» AIM
Restate the listing that follows word for word, without its pictures.

— start DATA SEGMENT —

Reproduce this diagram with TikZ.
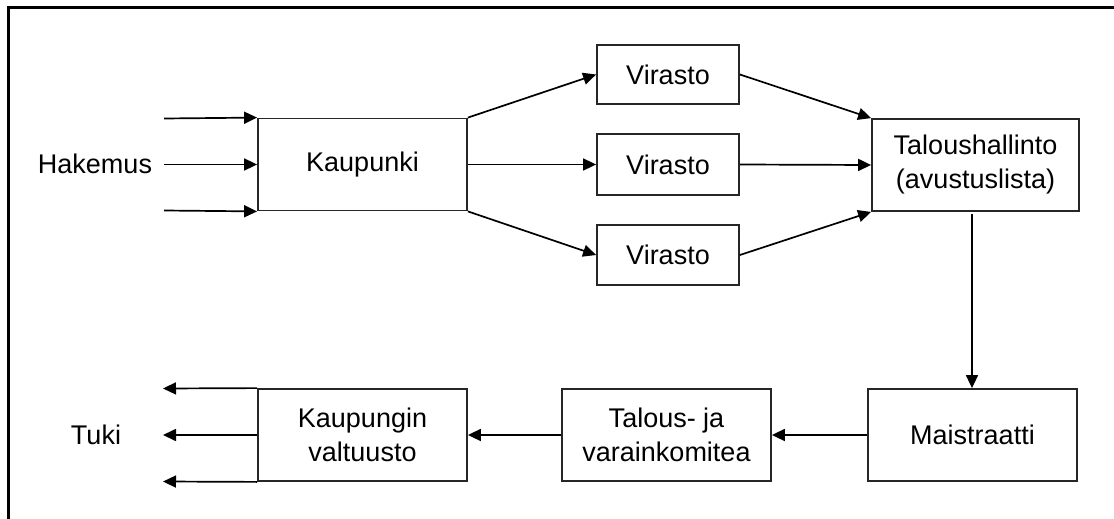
\documentclass[tikz,border=0pt]{standalone}
\usepackage{fontspec}
\setmainfont{Liberation Sans}
\usetikzlibrary{arrows.meta}
\begin{document}
\begin{tikzpicture}[x=1pt,y=-1pt,
  every node/.style={font=\fontsize{27}{34}\selectfont},
  box/.style={draw=black!85, line width=1.8pt, rectangle, inner sep=0pt, align=center},
  flow/.style={line width=1.7pt, -{Triangle[length=13pt,width=12pt]}}]
\useasboundingbox (0,0) rectangle (1114,519);
% frame (only left and top edges fall inside the page)
\draw[line width=3pt] (8.5,521) -- (8.5,7.5) -- (1116,7.5);

% boxes
\node[box, minimum width=209pt, minimum height=92pt] (kaup) at (362.5,164.5) {Kaupunki};
\node[box, minimum width=142pt, minimum height=59pt] (v1) at (668,74.5) {Virasto};
\node[box, minimum width=142pt, minimum height=61pt] (v2) at (668,164.5) {Virasto};
\node[box, minimum width=142pt, minimum height=60pt] (v3) at (668,255) {Virasto};
\node[box, minimum width=207pt, minimum height=92pt] (tal) at (975.5,165) {Taloushallinto\\(avustuslista)};
\node[box, minimum width=209pt, minimum height=92pt] (mai) at (972.5,435) {Maistraatti};
\node[box, minimum width=209pt, minimum height=92pt] (kom) at (666.5,435) {Talous- ja\\varainkomitea};
\node[box, minimum width=209pt, minimum height=92pt] (val) at (362.5,435) {Kaupungin\\valtuusto};

% labels
\node (hak) at (95,164) {Hakemus};
\node (tuki) at (96,435) {Tuki};

% incoming applications
\coordinate (i1) at (164,118.5);
\coordinate (i2) at (164,164.5);
\coordinate (i3) at (164,210.5);
\draw[flow] (i1) -- (kaup.north west);
\draw[flow] (i2) -- (kaup.west);
\draw[flow] (i3) -- (kaup.south west);

% city to the agencies
\draw[flow] (kaup.north east) -- (v1.west);
\draw[flow] (kaup.east) -- (v2.west);
\draw[flow] (kaup.south east) -- (v3.west);

% agencies to financial administration
\draw[flow] (v1.east) -- (tal.north west);
\draw[flow] (v2.east) -- (tal.west);
\draw[flow] (v3.east) -- (tal.south west);

% down the chain
\draw[flow] (tal.south) ++(-3.5,2) coordinate (ts) -- (ts |- mai.north);
\draw[flow] (mai.west) -- (kom.east);
\draw[flow] (kom.west) -- (val.east);

% outgoing support
\coordinate (o1) at (163,388.5);
\coordinate (o2) at (163,435);
\coordinate (o3) at (163,481.5);
\draw[flow] (val.north west) -- (o1);
\draw[flow] (val.west) -- (o2);
\draw[flow] (val.south west) -- (o3);
\end{tikzpicture}
\end{document}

— end DATA SEGMENT —

» EXPECTED ANSWER
Reproduce this diagram with TikZ.
\documentclass[tikz,border=0pt]{standalone}
\usepackage{fontspec}
\setmainfont{Liberation Sans}
\usetikzlibrary{arrows.meta}
\begin{document}
\begin{tikzpicture}[x=1pt,y=-1pt,
  every node/.style={font=\fontsize{27}{34}\selectfont},
  box/.style={draw=black!85, line width=1.8pt, rectangle, inner sep=0pt, align=center},
  flow/.style={line width=1.7pt, -{Triangle[length=13pt,width=12pt]}}]
\useasboundingbox (0,0) rectangle (1114,519);
% frame (only left and top edges fall inside the page)
\draw[line width=3pt] (8.5,521) -- (8.5,7.5) -- (1116,7.5);

% boxes
\node[box, minimum width=209pt, minimum height=92pt] (kaup) at (362.5,164.5) {Kaupunki};
\node[box, minimum width=142pt, minimum height=59pt] (v1) at (668,74.5) {Virasto};
\node[box, minimum width=142pt, minimum height=61pt] (v2) at (668,164.5) {Virasto};
\node[box, minimum width=142pt, minimum height=60pt] (v3) at (668,255) {Virasto};
\node[box, minimum width=207pt, minimum height=92pt] (tal) at (975.5,165) {Taloushallinto\\(avustuslista)};
\node[box, minimum width=209pt, minimum height=92pt] (mai) at (972.5,435) {Maistraatti};
\node[box, minimum width=209pt, minimum height=92pt] (kom) at (666.5,435) {Talous- ja\\varainkomitea};
\node[box, minimum width=209pt, minimum height=92pt] (val) at (362.5,435) {Kaupungin\\valtuusto};

% labels
\node (hak) at (95,164) {Hakemus};
\node (tuki) at (96,435) {Tuki};

% incoming applications
\coordinate (i1) at (164,118.5);
\coordinate (i2) at (164,164.5);
\coordinate (i3) at (164,210.5);
\draw[flow] (i1) -- (kaup.north west);
\draw[flow] (i2) -- (kaup.west);
\draw[flow] (i3) -- (kaup.south west);

% city to the agencies
\draw[flow] (kaup.north east) -- (v1.west);
\draw[flow] (kaup.east) -- (v2.west);
\draw[flow] (kaup.south east) -- (v3.west);

% agencies to financial administration
\draw[flow] (v1.east) -- (tal.north west);
\draw[flow] (v2.east) -- (tal.west);
\draw[flow] (v3.east) -- (tal.south west);

% down the chain
\draw[flow] (tal.south) ++(-3.5,2) coordinate (ts) -- (ts |- mai.north);
\draw[flow] (mai.west) -- (kom.east);
\draw[flow] (kom.west) -- (val.east);

% outgoing support
\coordinate (o1) at (163,388.5);
\coordinate (o2) at (163,435);
\coordinate (o3) at (163,481.5);
\draw[flow] (val.north west) -- (o1);
\draw[flow] (val.west) -- (o2);
\draw[flow] (val.south west) -- (o3);
\end{tikzpicture}
\end{document}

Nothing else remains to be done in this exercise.